Telling Them What They Want to Hear


Washington. -- The time-honored way to get ahead is to tell the boss what he wants to hear. Sometimes it's harmless, as it would be for Dagwood to tell Mr. Dithers his new toupee looks great. But the game is played every day at more serious levels, too.

Many a bureaucrat has made hard-hitting speeches drafted to impress the president rather than inform the luncheon guests in front of him. Sadly, many a government analyst has slanted reports on national security issues just to win favorable notice from on high. Ambition makes them do it.

Although it does not seem the height of honesty, one nominee for high office has insisted this week that he played that game -- and that because he did, the Senate should make him a justice of the Supreme Court. Yet before another committee, accusations that another nominee played the game seem to be the greatest threat to his becoming Director of Central Intelligence.

Clarence Thomas, as chairman of the Equal Employment Opportunity Commission, laid down a long paper trail of his opinions on the most controversial issues of the decade. Those speeches and articles consistently upheld the ideology of the Reagan right, often challenging court rulings that stood as the law of the land.

Not surprisingly, Republicans in power were delighted by the novelty of a young black lawyer who agreed with them across the board, and decided this was just the kind of person the nation needed on its highest courts. They picked Mr. Thomas for the Court of Appeals, and despite his inexperience he immediately joined the short list of potential nominees for the Supreme Court.
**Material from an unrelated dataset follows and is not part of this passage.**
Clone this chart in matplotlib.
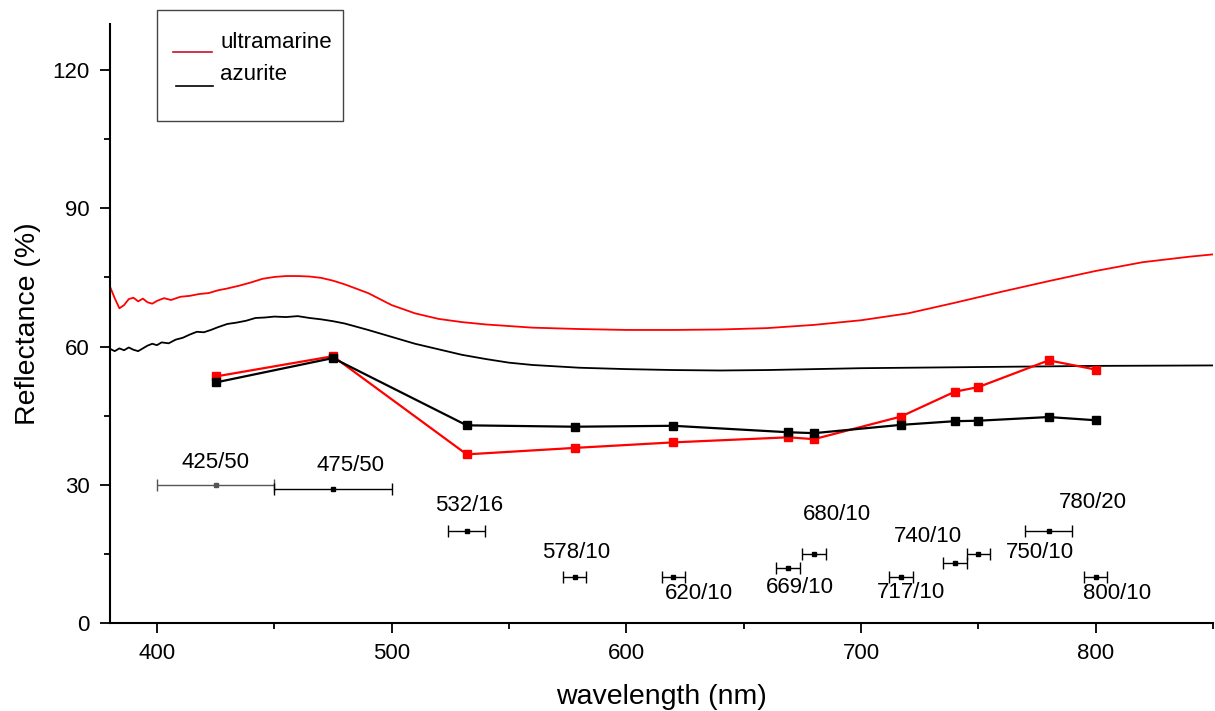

Before the Senate Judiciary Committee, Judge Thomas has not quite said he spoke out the way he did just to advance himself, but one of the many profiles written since his nomination reports that when Reagan aides asked early on what job he would like most, he said Supreme Court. According to him, he spoke and wrote as he did in the Eighties -- on matters that did and did not concern the EEOC -- because he was a "policy maker." Now that he is a judge and wants to be a justice, he says, all those words should be forgotten.

After all, he was just pleasing the boss. And according to some on the Senate Intelligence Committee, Robert Gates may have distorted CIA studies in order to please the Reagan White House. As deputy director of the agency, he allegedly removed differing opinions from a report that alleged KGB involvement in the plot to kill Pope John Paul II. In a public speech, he made Soviet anti-missile progress seem dramatic, which provided ammunition for Mr. Reagan's "star wars" project.

NTC Senators maintain that intelligence agencies did not adequately warn the administration of the break-up of Communist Eastern Europe, the Iraqi invasion of Kuwait, the collapse of Soviet communism and civil war in Yugoslavia. They want to know whether Mr. Gates, after moving to the White House national-security office, saw to it that intelligence reports fit known administration policies.

In the good old days when Sam Rayburn was speaker of the House, incoming freshmen were often told, "The way to get along is to go along" -- with whatever congressional elders decided. Unlike Judge Thomas, Mr. Gates is not eager for the Senate to believe he was just going along to get along. Although little white and big black lies are common currency for both sides in worldwide intelligence wars, honesty is essential in reporting within the agency's own government.

Any president conscious of history should demand credibility and objectivity from those he picks for high office. If he suspects he is not getting it, he should raise hell until he does. Unfortunately, presidents often make policy on ideological grounds, before the facts are in, and then don't want to hear facts that challenge that policy.

Even at the lowest levels, ambitious men understand this. By saying what the president wants to hear, the smartest, luckiest or most ambitious among them rise to positions where they don't have to play that game any longer. As a country, the best we can hope is that once confirmed, they realize just that.